(STORED DATA):
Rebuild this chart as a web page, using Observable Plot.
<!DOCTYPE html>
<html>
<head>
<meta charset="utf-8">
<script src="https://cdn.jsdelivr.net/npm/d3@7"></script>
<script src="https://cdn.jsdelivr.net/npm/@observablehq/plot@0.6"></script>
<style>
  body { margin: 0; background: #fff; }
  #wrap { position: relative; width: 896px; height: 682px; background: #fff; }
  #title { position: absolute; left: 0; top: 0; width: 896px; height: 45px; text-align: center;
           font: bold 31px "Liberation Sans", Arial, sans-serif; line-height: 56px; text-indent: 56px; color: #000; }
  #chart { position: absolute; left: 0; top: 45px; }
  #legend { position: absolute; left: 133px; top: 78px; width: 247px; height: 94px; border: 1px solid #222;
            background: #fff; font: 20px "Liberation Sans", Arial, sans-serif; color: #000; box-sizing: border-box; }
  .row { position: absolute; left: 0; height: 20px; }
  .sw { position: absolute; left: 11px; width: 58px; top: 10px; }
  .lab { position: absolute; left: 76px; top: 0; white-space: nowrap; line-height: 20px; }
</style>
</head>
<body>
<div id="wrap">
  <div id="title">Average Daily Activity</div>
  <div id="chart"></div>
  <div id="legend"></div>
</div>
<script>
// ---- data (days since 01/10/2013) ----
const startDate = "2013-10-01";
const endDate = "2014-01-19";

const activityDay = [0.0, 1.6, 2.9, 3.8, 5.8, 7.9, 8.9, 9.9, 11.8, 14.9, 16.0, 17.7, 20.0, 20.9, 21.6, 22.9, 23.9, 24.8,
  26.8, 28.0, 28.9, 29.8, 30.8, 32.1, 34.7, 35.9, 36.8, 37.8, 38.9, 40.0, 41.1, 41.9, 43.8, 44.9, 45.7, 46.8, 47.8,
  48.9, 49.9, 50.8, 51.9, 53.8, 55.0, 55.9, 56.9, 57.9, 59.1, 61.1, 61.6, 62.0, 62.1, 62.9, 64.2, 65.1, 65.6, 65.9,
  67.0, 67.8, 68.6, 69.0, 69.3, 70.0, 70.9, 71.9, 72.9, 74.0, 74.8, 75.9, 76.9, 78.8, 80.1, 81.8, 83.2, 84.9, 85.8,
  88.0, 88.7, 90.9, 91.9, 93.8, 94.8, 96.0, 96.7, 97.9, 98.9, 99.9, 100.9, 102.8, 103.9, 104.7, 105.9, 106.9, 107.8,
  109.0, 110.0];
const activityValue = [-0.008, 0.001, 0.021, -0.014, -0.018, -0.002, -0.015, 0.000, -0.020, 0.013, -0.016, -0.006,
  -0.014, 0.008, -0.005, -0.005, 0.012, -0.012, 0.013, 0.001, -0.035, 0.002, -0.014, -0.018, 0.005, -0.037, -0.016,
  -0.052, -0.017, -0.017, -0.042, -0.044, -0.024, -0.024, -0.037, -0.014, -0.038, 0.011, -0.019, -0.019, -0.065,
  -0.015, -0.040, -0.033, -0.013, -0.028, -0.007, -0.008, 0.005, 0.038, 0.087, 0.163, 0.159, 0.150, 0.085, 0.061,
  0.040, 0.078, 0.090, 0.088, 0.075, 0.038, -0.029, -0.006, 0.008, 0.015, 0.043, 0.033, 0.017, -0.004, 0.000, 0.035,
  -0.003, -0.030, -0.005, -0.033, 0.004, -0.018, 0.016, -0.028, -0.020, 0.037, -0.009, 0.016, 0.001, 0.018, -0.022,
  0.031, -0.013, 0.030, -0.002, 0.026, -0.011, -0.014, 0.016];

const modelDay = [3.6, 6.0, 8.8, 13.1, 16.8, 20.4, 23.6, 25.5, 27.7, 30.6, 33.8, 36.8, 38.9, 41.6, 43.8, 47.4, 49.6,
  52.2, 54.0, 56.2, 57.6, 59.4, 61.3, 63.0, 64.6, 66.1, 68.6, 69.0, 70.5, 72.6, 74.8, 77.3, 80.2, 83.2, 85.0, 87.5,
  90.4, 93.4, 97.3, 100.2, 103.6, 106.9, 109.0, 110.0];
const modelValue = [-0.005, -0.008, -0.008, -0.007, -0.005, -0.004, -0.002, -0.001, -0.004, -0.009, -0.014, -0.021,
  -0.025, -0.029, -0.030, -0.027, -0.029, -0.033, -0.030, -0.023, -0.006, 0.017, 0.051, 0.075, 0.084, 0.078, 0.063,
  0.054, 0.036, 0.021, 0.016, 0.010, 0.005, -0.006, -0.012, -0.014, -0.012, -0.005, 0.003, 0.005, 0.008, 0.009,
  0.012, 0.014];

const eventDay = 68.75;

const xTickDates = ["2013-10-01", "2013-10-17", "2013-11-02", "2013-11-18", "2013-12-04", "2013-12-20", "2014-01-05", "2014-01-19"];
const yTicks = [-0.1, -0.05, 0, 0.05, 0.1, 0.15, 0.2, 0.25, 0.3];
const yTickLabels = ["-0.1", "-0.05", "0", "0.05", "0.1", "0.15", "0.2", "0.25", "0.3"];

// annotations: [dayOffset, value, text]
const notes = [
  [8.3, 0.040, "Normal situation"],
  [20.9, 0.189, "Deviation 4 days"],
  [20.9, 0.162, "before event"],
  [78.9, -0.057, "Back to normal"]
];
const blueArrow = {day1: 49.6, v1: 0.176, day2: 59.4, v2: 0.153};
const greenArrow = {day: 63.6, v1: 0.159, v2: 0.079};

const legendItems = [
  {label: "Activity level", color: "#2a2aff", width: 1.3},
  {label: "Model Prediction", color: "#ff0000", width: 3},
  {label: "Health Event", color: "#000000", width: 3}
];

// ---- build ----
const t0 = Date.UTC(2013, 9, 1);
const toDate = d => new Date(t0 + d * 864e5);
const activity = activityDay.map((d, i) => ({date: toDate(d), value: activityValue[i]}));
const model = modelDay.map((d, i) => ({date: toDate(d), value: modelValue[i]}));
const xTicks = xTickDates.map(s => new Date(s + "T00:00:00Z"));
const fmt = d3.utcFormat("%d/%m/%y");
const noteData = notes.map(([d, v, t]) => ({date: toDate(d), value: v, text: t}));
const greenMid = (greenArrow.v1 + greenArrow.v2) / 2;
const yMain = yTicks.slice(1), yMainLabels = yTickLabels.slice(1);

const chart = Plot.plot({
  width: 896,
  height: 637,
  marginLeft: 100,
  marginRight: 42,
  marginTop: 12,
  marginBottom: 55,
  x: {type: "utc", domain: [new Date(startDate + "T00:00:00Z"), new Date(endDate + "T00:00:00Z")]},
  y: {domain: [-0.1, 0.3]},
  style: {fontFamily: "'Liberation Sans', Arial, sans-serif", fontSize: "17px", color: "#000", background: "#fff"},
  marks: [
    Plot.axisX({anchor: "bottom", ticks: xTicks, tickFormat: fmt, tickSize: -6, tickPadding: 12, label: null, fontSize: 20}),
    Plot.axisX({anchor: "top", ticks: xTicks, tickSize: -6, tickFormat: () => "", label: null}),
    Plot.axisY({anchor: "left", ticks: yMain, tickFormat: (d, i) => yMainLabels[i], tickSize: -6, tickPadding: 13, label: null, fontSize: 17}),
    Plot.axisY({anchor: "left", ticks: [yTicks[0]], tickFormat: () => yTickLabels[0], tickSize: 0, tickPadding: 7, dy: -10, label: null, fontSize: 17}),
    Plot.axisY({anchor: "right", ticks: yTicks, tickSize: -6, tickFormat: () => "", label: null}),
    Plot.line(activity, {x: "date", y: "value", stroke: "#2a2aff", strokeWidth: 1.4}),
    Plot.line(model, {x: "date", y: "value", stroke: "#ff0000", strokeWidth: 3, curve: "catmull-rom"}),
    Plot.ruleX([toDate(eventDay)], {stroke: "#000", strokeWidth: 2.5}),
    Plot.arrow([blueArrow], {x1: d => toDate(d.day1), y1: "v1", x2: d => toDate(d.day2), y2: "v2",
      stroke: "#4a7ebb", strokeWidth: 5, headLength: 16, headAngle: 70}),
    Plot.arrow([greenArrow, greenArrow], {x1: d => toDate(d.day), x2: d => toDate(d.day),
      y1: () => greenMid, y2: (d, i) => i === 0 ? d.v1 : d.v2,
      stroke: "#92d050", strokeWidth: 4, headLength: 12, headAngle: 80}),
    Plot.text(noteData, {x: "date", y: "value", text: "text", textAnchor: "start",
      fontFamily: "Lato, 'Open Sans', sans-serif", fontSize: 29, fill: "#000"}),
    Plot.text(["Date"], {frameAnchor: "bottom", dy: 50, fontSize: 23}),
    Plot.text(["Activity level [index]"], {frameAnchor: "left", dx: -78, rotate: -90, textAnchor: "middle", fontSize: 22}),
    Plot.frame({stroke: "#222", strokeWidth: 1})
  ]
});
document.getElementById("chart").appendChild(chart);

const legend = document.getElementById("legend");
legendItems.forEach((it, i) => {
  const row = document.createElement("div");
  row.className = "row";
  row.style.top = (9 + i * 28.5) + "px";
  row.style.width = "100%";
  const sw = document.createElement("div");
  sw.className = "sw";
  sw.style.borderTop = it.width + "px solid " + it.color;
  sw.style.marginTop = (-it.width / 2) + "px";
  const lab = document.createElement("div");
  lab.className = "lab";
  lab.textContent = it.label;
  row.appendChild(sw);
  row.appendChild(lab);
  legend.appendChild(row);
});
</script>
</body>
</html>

(WORK INSTRUCTIONS): Copy every line above that includes the string "chart".

(FINISHED ANSWER):
Rebuild this chart as a web page, using Observable Plot.
  #chart { position: absolute; left: 0; top: 45px; }
  <div id="chart"></div>
const chart = Plot.plot({
document.getElementById("chart").appendChild(chart);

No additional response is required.